Wednesday, May 1, 2013

Film Review: The Reluctant Fundamentalist

by Ambrose W. Benkert

In such works as Salaam Bombay and The Namesake, director Mira Nair has shown herself to be a gifted filmmaker. She brings that sure touch to her latest work, The Reluctant Fundamentalist, based on a novel by Mohsin Hamid.

This is an uncommonly intelligent and honest film. Hamid could have compromised the film by making it more commercial, but she didn't. A substantial part of the film is in Urdu, the language of Pakistan. Showing a sympathetic Pakistani character in the aftermath of 9/11 may discomfort some viewers, while others may object to the rapacious capitalism practiced by the protagonist's investment bank.

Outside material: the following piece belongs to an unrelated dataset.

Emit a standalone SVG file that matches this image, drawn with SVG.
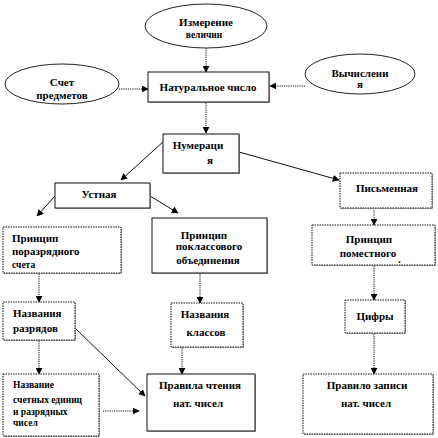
<svg xmlns="http://www.w3.org/2000/svg" width="438" height="438" viewBox="0 0 438 438">
<style>
.bx{fill:#fff;stroke:#111;stroke-width:1;}
.dot{stroke-dasharray:1.5,1;}
.sh{fill:#b0b0b0;}
.el{fill:#fff;stroke:#222;stroke-width:1;}
text{font-family:"Liberation Serif","DejaVu Serif","Times New Roman",serif;font-weight:bold;font-size:11px;fill:#000;}
.c{text-anchor:middle;}
.s{font-size:9.5px;}
.ln{fill:none;stroke:#111;stroke-width:1;}
.dl{fill:none;stroke:#111;stroke-width:1;stroke-dasharray:1.2,1;}
</style>
<defs>
<marker id="ah" viewBox="0 0 10 10" refX="9" refY="5" markerWidth="7" markerHeight="7" orient="auto" markerUnits="userSpaceOnUse">
<path d="M0,0 L10,5 L0,10 z" fill="#000"/>
</marker>
</defs>

<g id="connectors">
<path class="dl" d="M206,48 V72" marker-end="url(#ah)"/>
<path class="dl" d="M119,89 H148" marker-end="url(#ah)"/>
<path class="dl" d="M305,86 H270" marker-end="url(#ah)"/>
<path class="dl" d="M206,103 V133" marker-end="url(#ah)"/>
<path class="ln" d="M164,141 L121,180" marker-end="url(#ah)"/>
<path class="ln" d="M239,152 L339,180" marker-end="url(#ah)"/>
<path class="ln" d="M55,196 L37,216" marker-end="url(#ah)"/>
<path class="ln" d="M150,196 L178,213" marker-end="url(#ah)"/>
<path class="dl" d="M374,208 V225" marker-end="url(#ah)"/>
<path class="dl" d="M39,274 V302" marker-end="url(#ah)"/>
<path class="dl" d="M200,274 V303" marker-end="url(#ah)"/>
<path class="dl" d="M374,266 V300" marker-end="url(#ah)"/>
<path class="dl" d="M39,341 V374" marker-end="url(#ah)"/>
<path class="dl" d="M182,348 V374" marker-end="url(#ah)"/>
<path class="dl" d="M374,334 V374" marker-end="url(#ah)"/>
<path class="dl" d="M103,411 H139" marker-end="url(#ah)"/>
<path class="ln" d="M75,328 L145,396" marker-end="url(#ah)"/>
</g>

<g id="izmerenie">
<ellipse class="el" cx="206" cy="26" rx="61" ry="22"/>
<text class="c" x="206" y="26">Измерение</text>
<text class="c s" x="204" y="38">величин</text>
</g>

<g id="schet">
<ellipse class="el" cx="62" cy="84" rx="57" ry="20"/>
<text class="c" x="62" y="86">Счет</text>
<text class="c" x="62" y="99">предметов</text>
</g>

<g id="vychisleniya">
<ellipse class="el" cx="360" cy="74" rx="55" ry="20"/>
<text class="c" x="360" y="77">Вычислени</text>
<text class="c" x="360" y="88">я</text>
</g>

<g id="naturalnoe">
<rect class="sh" x="149" y="73" width="121" height="30"/>
<rect class="bx" x="148" y="72" width="121" height="30"/>
<text class="c" x="208" y="91">Натуральное число</text>
</g>

<g id="numeraciya">
<rect class="sh" x="164" y="135" width="76" height="39"/>
<rect class="bx" x="163" y="134" width="76" height="39"/>
<text class="c" x="198" y="149">Нумераци</text>
<text class="c" x="210" y="164">я</text>
</g>

<g id="ustnaya">
<rect class="sh" x="56" y="184" width="95" height="25"/>
<rect class="bx" x="55" y="183" width="95" height="25"/>
<text class="c" x="99" y="198">Устная</text>
</g>

<g id="pismennaya">
<rect class="sh" x="341" y="174" width="92" height="35"/>
<rect class="bx dot" x="340" y="173" width="92" height="35"/>
<text class="c" x="387" y="192">Письменная</text>
</g>

<g id="porazryadny">
<rect class="sh" x="4" y="228" width="118" height="46"/>
<rect class="bx dot" x="3" y="227" width="118" height="46"/>
<text x="12" y="242">Принцип</text>
<text x="12" y="255">поразрядного</text>
<text class="s" x="12" y="268">счета</text>
</g>

<g id="poklassovy">
<rect class="sh" x="153" y="219" width="115" height="55"/>
<rect class="bx" x="152" y="218" width="115" height="55"/>
<text class="c" x="204" y="239">Принцип</text>
<text class="c" x="209" y="250">поклассового</text>
<text class="c" x="208" y="264">объединения</text>
</g>

<g id="pomestny">
<rect class="sh" x="313" y="226" width="123" height="40"/>
<rect class="bx dot" x="312" y="225" width="123" height="40"/>
<text class="c" x="369" y="243">Принцип</text>
<text class="c" x="368" y="257">поместного</text>
<text x="398" y="263">.</text>
</g>

<g id="razryady">
<rect class="sh" x="4" y="303" width="72" height="38"/>
<rect class="bx dot" x="3" y="302" width="72" height="38"/>
<text x="13" y="317">Названия</text>
<text x="13" y="332">разрядов</text>
</g>

<g id="klassy">
<rect class="sh" x="172" y="304" width="72" height="44"/>
<rect class="bx dot" x="171" y="303" width="72" height="44"/>
<text class="c" x="205" y="318">Названия</text>
<text class="c" x="206" y="336">классов</text>
</g>

<g id="cifry">
<rect class="sh" x="346" y="301" width="60" height="33"/>
<rect class="bx dot" x="345" y="300" width="60" height="33"/>
<text class="c" x="375" y="320">Цифры</text>
</g>

<g id="nazvanie">
<rect class="sh" x="4" y="375" width="96" height="62"/>
<rect class="bx dot" x="3" y="374" width="96" height="62"/>
<text class="s" x="13" y="388">Название</text>
<text class="s" x="13" y="403">счетных единиц</text>
<text class="s" x="13" y="415">и разрядных</text>
<text class="s" x="13" y="426">чисел</text>
</g>

<g id="chtenie">
<rect class="sh" x="148" y="375" width="108" height="57"/>
<rect class="bx" x="147" y="374" width="108" height="57"/>
<text class="c" x="200" y="389">Правила чтения</text>
<text class="c" x="198" y="407">нат. чисел</text>
</g>

<g id="zapis">
<rect class="sh" x="304" y="375" width="130" height="60"/>
<rect class="bx dot" x="303" y="374" width="130" height="60"/>
<text class="c" x="367" y="389">Правило записи</text>
<text class="c" x="366" y="407">нат. чисел</text>
</g>
</svg>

The cast is uniformly excellent, particularly Riz Ahmed, a British actor of Pakistani descent, in the pivotal role of Changez. Director Mira Nair begins the film as a character study that slowly morphs into a thriller in such an organic way that it doesn't feel contrived.

The film depicts the rise of Changez (Riz Ahmed), the ambitious son of a prominent Pakistani poet who graduates from Princeton before 9/11 and lands a job in New York as a financial analyst with a prestigious investment bank. His acerbic boss (Kiefer Sutherland) takes him under his wing, recognizing Changez's savvy and diligence. 

The attack on the World Trade Center occurs while Changez is on assignment in the Phillippines. Subjected to indignities and viewed with suspicion for simply being a young Muslim man, Changez still loves America but feels that America does not love him back. 

We next assignment see on assignment in Istanbul. Confronted with the dilemma of having to recommend closing a bookstore that happens to sell his father's poetry, Changez quits his job and returns to his native Lahore. He takes a position as a professor of finance at a local university. But when his American supervisor goes missing, Changez must choose between his native country and the one that provided his education and professional training. The film climaxes in a tense confrontation between Changez and a CIA agent (Liev Schreiber).

The only false note in this film is the contrived plot device that breaks up Changez's relationship with his onscreen girlfriend, Erica (Kate Hudson).

You're unlikely to see a better evocation of the dichotomy between Muslim and Western culture than The Reluctant Fundamentalist. This protagonist has a foot in each world and he's placed in the awjward position of having to choose between them.